This post is about a new command-line tool I've recently built in Go - gemini-cli, and how to use it for LLM-based data analysis with Google's Gemini models.

Background: I've been reading Simon Willison's posts about LLMs with interest, especially his work on tools that leverage LLMs and SQLite to create fun little analysis pipelines for local documents. Since I've recently done some Go work on Google's Gemini SDKs (also in langchaingo) and wrote a couple of blog posts about it, I was interested in creating a similar pipeline for myself using Go and Gemini models. This is how the idea for gemini-cli was born.

The tool

Like any Go command-line tool, gemini-cli is very easy to install:

$ go install github.com/eliben/gemini-cli@latest

And you're good to go! It will want a Gemini API key set in the GEMINI_API_KEY env var or passed with the --key flag. If you don't have an API key yet, you can get one quickly and for free from https://ai.google.dev/

The motivating task

For a while I've been interested in adding a "related posts" feature to my blog. It was clear that I'll want to use embeddings to convert my posts to vector space and then use vector similarity to find related posts. Check out my earlier post on RAG for additional information on these techniques.

Before starting to write the code, however, I wanted to experiment with a command-line tool so I could rapidly prototype. Think of it as crafting some text processing pipeline from classical Unix command-line tools before trying to implement it in a programming language. gemini-cli excels for precisely such prototyping.

What's next

For my task, I now have the basic information available to implement it, and all the infrastructure for running experiments; with gemini-cli in hand, this took less than 5 minutes. All I needed to do is write the tool :-)

I really enjoyed building gemini-cli; it's true to the spirit of simple, textual Unix CLIs that can be easily combined together through pipes.
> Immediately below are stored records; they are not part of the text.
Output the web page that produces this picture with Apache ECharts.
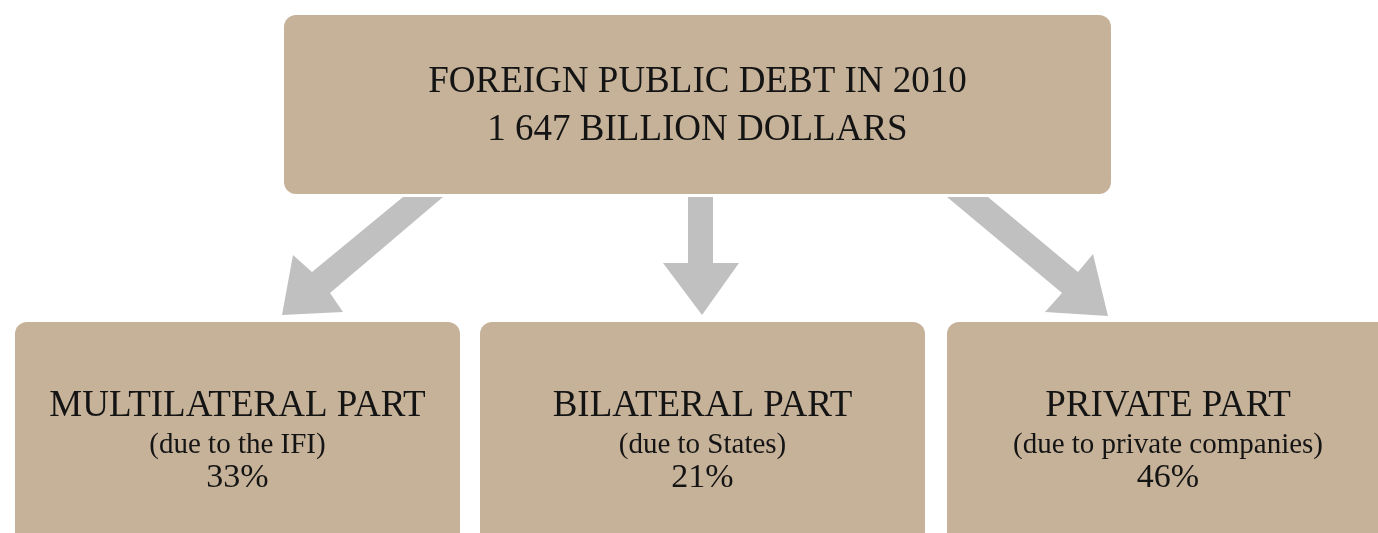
<!DOCTYPE html>
<html><head><meta charset="utf-8">
<script src="https://cdn.jsdelivr.net/npm/echarts@6/dist/echarts.min.js"></script>
<style>html,body{margin:0;padding:0;background:#fff}#c{width:1378px;height:533px}</style>
</head><body><div id="c"></div>
<script>
// ---- data ----
const totalTitle = ["FOREIGN PUBLIC DEBT IN 2010", "1 647 BILLION DOLLARS"];
const partNames = ["MULTILATERAL PART", "BILATERAL PART", "PRIVATE PART"];
const partCreditors = ["(due to the IFI)", "(due to States)", "(due to private companies)"];
const partShares = [33, 21, 46];

// ---- layout (pixel-space coordinates mapped through hidden value axes) ----
const topBox = [284, 15, 1111, 194];
const bottomBoxes = [[15, 322, 460, 560], [480, 322, 925, 560], [947, 322, 1389, 560]];
const arrowShapes = [
  [[403,197],[443,197],[330,293],[343,312],[282,315],[293,255],[312,272]],
  [[688,197],[713,197],[713,263],[739,263],[702,315],[663,263],[688,263]],
  [[947,197],[988,197],[1078,272],[1093,254],[1108,316],[1045,312],[1062,293]]
];
const BOX = '#c6b299', ARROW = '#c0c0c0', INK = '#141414';
const FONT = "'Liberation Serif','Times New Roman',serif";

const chart = echarts.init(document.getElementById('c'), null, {renderer: 'canvas'});
function rectEl(api, b) {
  const p0 = api.coord([b[0], b[1]]), p1 = api.coord([b[2], b[3]]);
  return {type: 'rect', shape: {x: p0[0], y: p0[1], width: p1[0]-p0[0], height: p1[1]-p0[1], r: 12}, style: {fill: BOX}};
}
function textEl(api, x, y, str, size) {
  const p = api.coord([x, y]);
  return {type: 'text', x: p[0], y: p[1], style: {text: str, fill: INK, font: size + 'px ' + FONT, align: 'center', verticalAlign: 'middle'}};
}
const boxData = [0, 1, 2, 3];
chart.setOption({
  animation: false,
  grid: {left: 0, right: 0, top: 0, bottom: 0},
  xAxis: {type: 'value', min: 0, max: 1378, show: false},
  yAxis: {type: 'value', min: 0, max: 533, inverse: true, show: false},
  series: [
    {
      type: 'custom', data: arrowShapes.map((a, i) => [i]), silent: true,
      renderItem: (params, api) => {
        const pts = arrowShapes[params.dataIndex].map(p => api.coord(p));
        return {type: 'polygon', shape: {points: pts}, style: {fill: ARROW}};
      }
    },
    {
      type: 'custom', data: boxData.map(i => [i]), silent: true,
      renderItem: (params, api) => {
        const i = params.dataIndex;
        if (i === 0) {
          const cx = (topBox[0] + topBox[2]) / 2;
          return {type: 'group', children: [
            rectEl(api, topBox),
            textEl(api, cx, 82, totalTitle[0], 37),
            textEl(api, cx, 130, totalTitle[1], 37)
          ]};
        }
        const b = bottomBoxes[i - 1];
        const cx = (b[0] + b[2]) / 2;
        return {type: 'group', children: [
          rectEl(api, b),
          textEl(api, cx, 406, partNames[i - 1], 37),
          textEl(api, cx, 445, partCreditors[i - 1], 29),
          textEl(api, cx, 478, partShares[i - 1] + '%', 34)
        ]};
      }
    }
  ]
});
</script></body></html>
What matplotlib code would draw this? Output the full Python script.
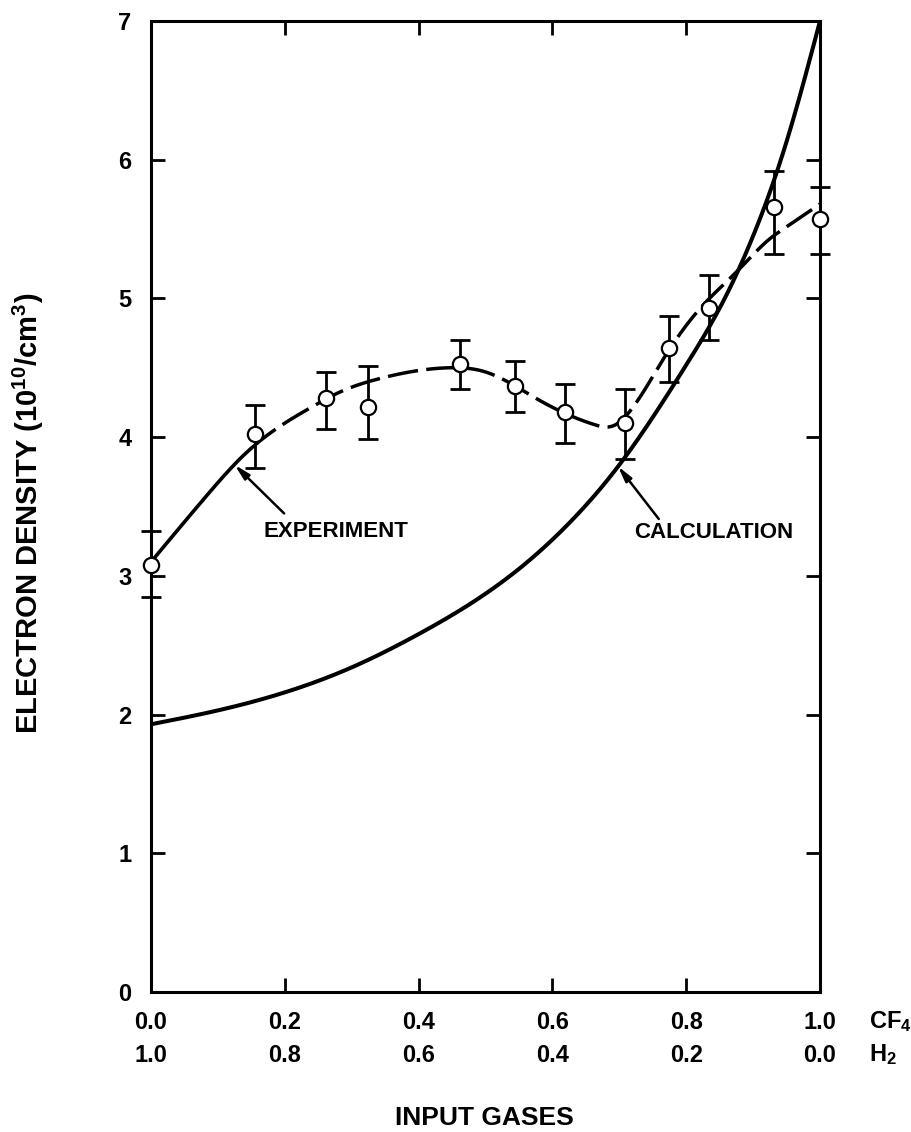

Using SQLite as the storage and retrieval format is also quite pleasant, and provides interoperability for free.

For you - if you're a Go developer interested in building stuff with LLMs and getting started for free - I hope you find gemini-cli useful. I've only shown its embed * subcommands, but the CLI also lets you chat with an LLM through the terminal, query the API for various model details, and everything is configurable with extra flags.

It's open-source, of course; the README file rendered on GitHub has extensive documentation, and more is available by running gemini-cli help. Try it, ask questions, open issues!


[1]I like using pss, but feel free to use your favorite tools - git grep, ag or just a concoction of find and grep.
[2]

A word of caution: LLMs have limited context window sizes; for embeddings, if the input is larger than the model's context window it may get truncated - so it's the user's responsibility to ensure that input documents are properly sized.

gemini-cli will report the maximal number of input tokens for supported models when you invoke the gemini-cli models command.

[3]We have to be careful with too much parallelism, because at the free tier the Gemini SDK may be rate-limited.